The Freedom to Write
The First Amendment of the United States Constitution embodies the basic freedom to express oneself in writing in the statement, “Congress shall make no law … abridging the freedom of speech, or of the press.” Censorship has been constitutionally disfavored since the founding of the United States. Some historians suggest that the First Amendment was written specifically to prevent prior restraint of expression by the government. Prior restraints impose an extreme burden upon the exercise of free speech, since they limit open debate and the unfettered dissemination of knowledge. It is not surprising that the United States Supreme Court has consistently found that it is unconstitutional to restrain speech prior to a determination of whether the speech is protected by the First Amendment.
However, that is not to say that all speech is permissible. The courts uphold laws that protect consumers from false advertising, prevent incitements likely to cause immediate unlawful violence, and control distribution of pornography. Governmental restraint on speech revolves around the type of speech being made, the purpose behind the speech, and the time, place, and manner of the speech.
POLITICAL SPEECH
The courts are very hesitant to prevent someone from expressing his or her views. As such, it is not easy for the government to pass laws restricting speech.
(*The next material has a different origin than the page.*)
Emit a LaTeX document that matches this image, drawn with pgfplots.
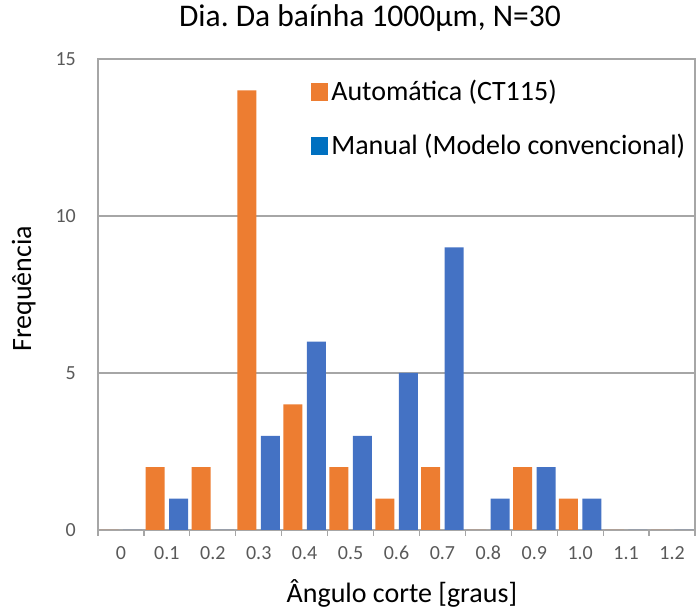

This is especially true when the expression goes toward political speech—speech that criticizes the government or otherwise questions its authority.
Any attempt by the government to prevent the publication of expression bears a heavy presumption against its constitutional validity. Even cases where national security is at issue receive strict scrutiny. Under the strict scrutiny standard, courts look behind the nominal justifications offered by government entities for why a restriction is necessary and apply their judgment as to whether the alleged harm is sufficiently serious to warrant regulation. A good example of such a case is New York Times Co. v. United States, in which the government tried to stop the publication of the “Pentagon Papers,” which detailed US involvement in Vietnam prior to 1968. The government claimed that publication violated a statute protecting government secrets, and that publication of the documents would prolong the war and embarrass the United States in the conduct of its diplomacy. The Supreme Court, although unable to agree on a single basis for its holding, found that the government’s claim of potential injury to the United States was insufficient to justify prior restraint. The justices, although believing that publication would probably be harmful, were not persuaded that publication would surely cause the harm alleged.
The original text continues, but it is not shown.